The survey and a related study were conducted by researchers at Oregon State University, George Mason University and Yale University. Their results were published in the peer-reviewed journal Energy Policy.
"It isn't really unusual for lay audiences to be uninformed about specific technical issues such as fracking," said public policy expert Hilary Boudet of Oregon State. "And when you get into issues of oil and gas exploration or other contentious areas, the public gets conflicting information from the different sides that have vested interests in the outcomes.
"The fact that half of the people we surveyed know little if anything about fracking suggests that there may be an opportunity to educate the American citizenry in a non-partisan way about this important issue," Boudet said. "The question is who will lead that discussion."
The survey's findings stand in stark contrast to regions that are host to a hotbed of onshore drilling activity, such as Appalachia, the Rocky Mountains and the Southwest, where two sides of the fracking debate have shaped up with little middle ground in between. One side argues for the sake of economic and energy security and the other voices skepticism about the technologies involved and grave concerns for the environment.
"These are just estimates and the public debate over the use of fracking is just beginning," Boudet said. "In some areas of the country, including New York and Pennsylvania, people are more familiar with the issue, but opinions are still divided as they try to balance the economic and energy benefits against environmental and community impacts."
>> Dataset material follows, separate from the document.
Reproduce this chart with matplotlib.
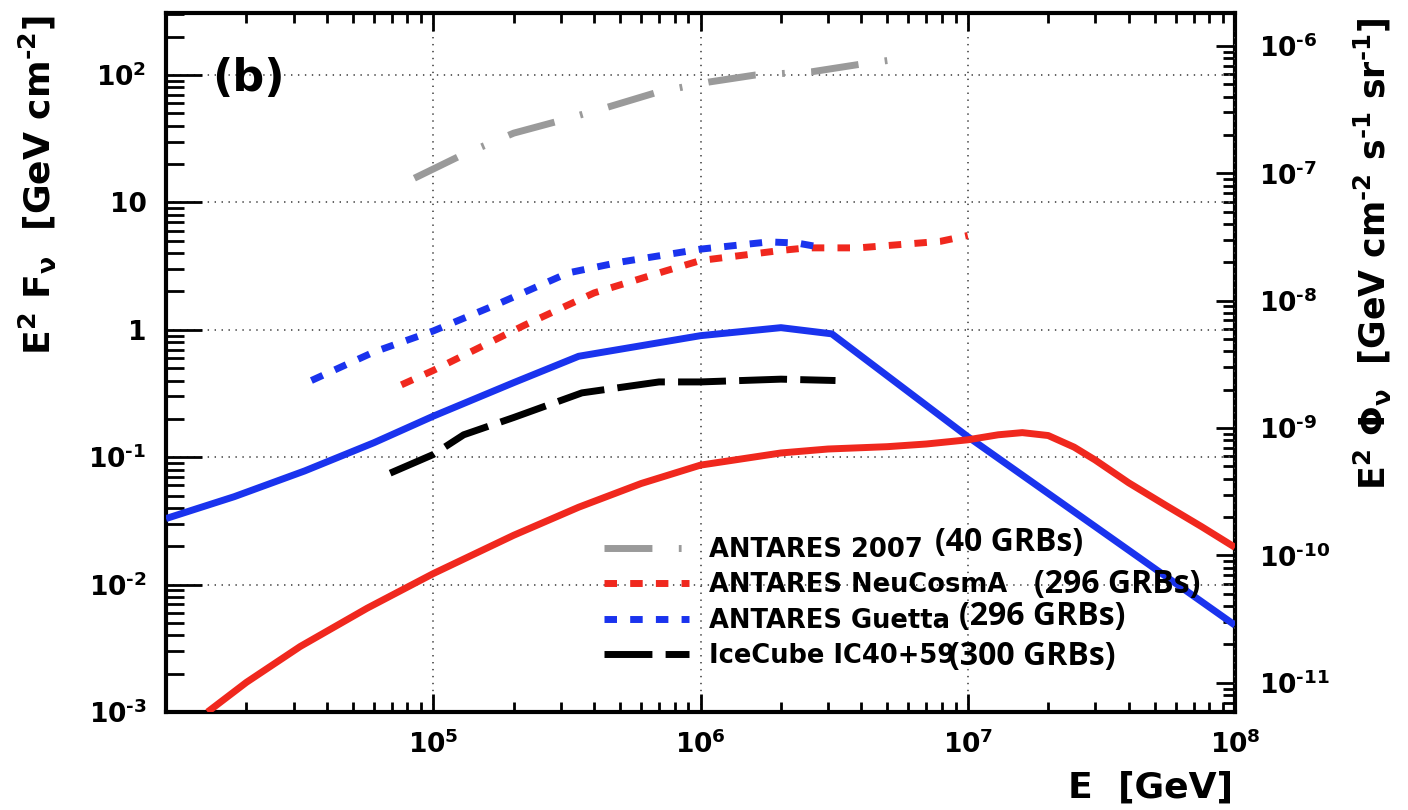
import math
import matplotlib
matplotlib.use('Agg')
import matplotlib.pyplot as plt
from matplotlib.ticker import LogLocator, FixedLocator, FuncFormatter, NullFormatter

plt.rcParams['font.family'] = 'DejaVu Sans'
plt.rcParams['font.weight'] = 'bold'
plt.rcParams['mathtext.fontset'] = 'dejavusans'
plt.rcParams['mathtext.default'] = 'bf'
plt.rcParams['lines.scale_dashes'] = False

# ANTARES 2007 upper limit (40 GRBs)
e_2007 = [8.5e4, 1.25e5, 2e5, 3e5, 4.5e5, 7e5, 1.07e6, 1.6e6, 2.6e6, 4e6, 5e6]
f_2007 = [15.5, 23, 35, 44, 56, 74, 88, 100, 106, 122, 130]

# ANTARES NeuCosmA limit (296 GRBs)
e_neu_lim = [7.6e4, 1e5, 2.2e5, 4e5, 7.4e5, 1e6, 2e6, 2.5e6, 3.9e6, 7.9e6, 1e7]
f_neu_lim = [0.37, 0.48, 1.09, 1.95, 2.9, 3.5, 4.2, 4.4, 4.4, 4.95, 5.5]

# ANTARES Guetta limit (296 GRBs)
e_gue_lim = [3.5e4, 6e4, 1e5, 1.75e5, 3.2e5, 5e5, 1e6, 1.8e6, 2.3e6, 2.9e6]
f_gue_lim = [0.40, 0.67, 0.98, 1.6, 2.8, 3.4, 4.3, 4.9, 4.8, 4.4]

# IceCube IC40+59 limit (300 GRBs)
e_ic = [6.9e4, 1e5, 1.3e5, 2e5, 3.6e5, 7e5, 1e6, 2e6, 3.2e6]
f_ic = [0.075, 0.105, 0.15, 0.205, 0.32, 0.39, 0.39, 0.41, 0.40]

# expected fluxes (solid curves)
e_gue_pred = [1e4, 1.8e4, 3.3e4, 6e4, 1e5, 2e5, 3.5e5, 1e6, 2e6, 3.1e6, 1e7, 1e8]
f_gue_pred = [0.033, 0.049, 0.078, 0.13, 0.21, 0.385, 0.62, 0.9, 1.04, 0.93, 0.145, 0.0048]

e_neu_pred = [1.43e4, 2e4, 3.18e4, 5.66e4, 1e5, 2e5, 3.5e5, 6e5, 1e6, 2e6, 3e6, 5e6,
              7e6, 1e7, 1.3e7, 1.6e7, 2e7, 2.5e7, 3e7, 4e7, 5.5e7, 7.5e7, 1e8]
f_neu_pred = [0.001, 0.00171, 0.00327, 0.00653, 0.0122, 0.0244, 0.0405, 0.0622, 0.0867,
              0.108, 0.116, 0.121, 0.127, 0.137, 0.15, 0.156, 0.148, 0.12, 0.095,
              0.063, 0.042, 0.0285, 0.0196]

legend_labels = ['ANTARES 2007', 'ANTARES NeuCosmA', 'ANTARES Guetta', 'IceCube IC40+59']
grb_notes = ['(40 GRBs)', '(296 GRBs)', '(296 GRBs)', '(300 GRBs)']

x_major = [1e5, 1e6, 1e7, 1e8]
y_major = [1e-3, 1e-2, 1e-1, 1, 10, 100]
y_labels = [r'10$^{\text{-}3}$', r'10$^{\text{-}2}$', r'10$^{\text{-}1}$', '1', '10', '10$^{2}$']
phi_major = [1e-11, 1e-10, 1e-9, 1e-8, 1e-7, 1e-6]
flux_factor = 5.9e-9

RED = '#f0281e'
BLUE = '#1a33ee'
GRAY = '#9a9a9a'


def pow_label(v, pos=None):
    n = round(math.log10(v))
    if n < 0:
        return r'10$^{\text{-}%d}$' % (-n)
    return '10$^{%d}$' % n


fig = plt.figure(figsize=(14.08, 8.10), dpi=100)
ax = fig.add_axes([166 / 1408, 1 - 712 / 810, (1235 - 166) / 1408, (712 - 13) / 810])
ax.set_xscale('log')
ax.set_yscale('log')
ax.set_xlim(1e4, 1e8)
ax.set_ylim(1e-3, 307)

lw = 5
ax.plot(e_gue_pred, f_gue_pred, color=BLUE, lw=lw, solid_capstyle='butt',
        solid_joinstyle='round', zorder=3)
ax.plot(e_neu_pred, f_neu_pred, color=RED, lw=lw, solid_capstyle='butt',
        solid_joinstyle='round', zorder=3)
l_2007, = ax.plot(e_2007, f_2007, color=GRAY, lw=lw, dashes=(34.5, 19, 2, 19), zorder=3)
l_neu, = ax.plot(e_neu_lim, f_neu_lim, color=RED, lw=lw, dashes=(9, 9.5), zorder=3)
l_gue, = ax.plot(e_gue_lim, f_gue_lim, color=BLUE, lw=lw, dashes=(9, 9.5), zorder=3)
l_ic, = ax.plot(e_ic, f_ic, color='black', lw=lw, dashes=(34.5, 9.5), zorder=3)

# axes frame and ticks
for sp in ax.spines.values():
    sp.set_linewidth(3)
ax.spines['right'].set_visible(False)

ax.xaxis.set_major_locator(FixedLocator(x_major))
ax.xaxis.set_minor_locator(LogLocator(base=10, subs=range(2, 10), numticks=20))
ax.xaxis.set_major_formatter(FuncFormatter(pow_label))
ax.xaxis.set_minor_formatter(NullFormatter())
ax.yaxis.set_major_locator(FixedLocator(y_major))
ax.yaxis.set_major_formatter(FuncFormatter(lambda v, p: y_labels[p] if p is not None and p < len(y_labels) else ''))
ax.yaxis.set_minor_locator(LogLocator(base=10, subs=range(2, 10), numticks=20))
ax.yaxis.set_minor_formatter(NullFormatter())

ax.tick_params(axis='x', which='both', direction='in', top=True, bottom=True, width=2,
               labelsize=19, pad=13)
ax.tick_params(axis='x', which='major', length=13)
ax.tick_params(axis='x', which='minor', length=7)
ax.tick_params(axis='y', which='both', direction='in', left=True, right=False, width=2,
               labelsize=19, pad=14)
ax.tick_params(axis='y', which='major', length=26)
ax.tick_params(axis='y', which='minor', length=13)

ax.grid(True, which='major', color='#555555', lw=1.3, ls=(0, (1, 4)))
ax.set_axisbelow(True)

# flux per steradian on the right-hand axis
sec = ax.secondary_yaxis('right', functions=(lambda y: y * flux_factor,
                                             lambda y: y / flux_factor))
sec.spines['right'].set_linewidth(3)
sec.yaxis.set_major_locator(FixedLocator(phi_major))
sec.yaxis.set_major_formatter(FuncFormatter(pow_label))
sec.yaxis.set_minor_locator(LogLocator(base=10, subs=range(2, 10), numticks=20))
sec.yaxis.set_minor_formatter(NullFormatter())
sec.tick_params(which='both', direction='in', width=2, labelsize=19, pad=17)
sec.tick_params(which='major', length=14)
sec.tick_params(which='minor', length=8.5)

ax.text(0.043, 0.907, '(b)', transform=ax.transAxes, fontsize=32, fontweight='bold',
        ha='left', va='center')

fig.text(38 / 1408, 1 - 15 / 810, r'E$^{2}$ F$_{\nu}$  [GeV cm$^{\text{-}2}$]', rotation=90,
         ha='center', va='top', fontsize=26, fontweight='bold')
fig.text(1373 / 1408, 1 - 18 / 810,
         r'E$^{2}$ $\Phi_{\nu}$  [GeV cm$^{\text{-}2}$ s$^{\text{-}1}$ sr$^{\text{-}1}$]',
         rotation=90, ha='center', va='top', fontsize=25, fontweight='bold')
fig.text(1233 / 1408, 1 - 798 / 810, 'E  [GeV]', ha='right', va='baseline',
         fontsize=26, fontweight='bold')

leg = ax.legend([l_2007, l_neu, l_gue, l_ic], legend_labels, loc='upper left',
                bbox_to_anchor=(604 / 1408, 1 - 537 / 810), bbox_transform=fig.transFigure,
                frameon=False, fontsize=18.5, handlelength=3.3, handletextpad=0.78,
                labelspacing=0.36, borderpad=0, borderaxespad=0)

note_pos = [(935, 543), (1034, 584), (959, 617), (949, 656)]
for (px, py), note in zip(note_pos, grb_notes):
    fig.text(px / 1408, 1 - py / 810, note, family='Open Sans', fontweight='bold',
             fontsize=23, ha='left', va='center')

fig.savefig('out.png', dpi=100)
The survey found that opponents of fracking were more likely to be women, hold "egalitarian world views," read newspapers more than once a week and associate fracking with environmental impacts. Supporters polled for the study tended to be older, hold a bachelor's degree or higher, were typically more conservative, and they watched television for news more than once a week, while associating fracking with economic or energy supply benefits.
As production continues at a steady pace and natural gas exports are projected to increase as imports fall (see Shale Daily, Dec. 16), and horizontal drilling is expected to generate a larger share of the nation's energy, researchers said the debate and the public's views on the matter will only grow in the coming years.
The study was funded by the Surdna Foundation, the 11th Hour Project, the Grantham Foundation and the V.K. Rasmussen Foundation.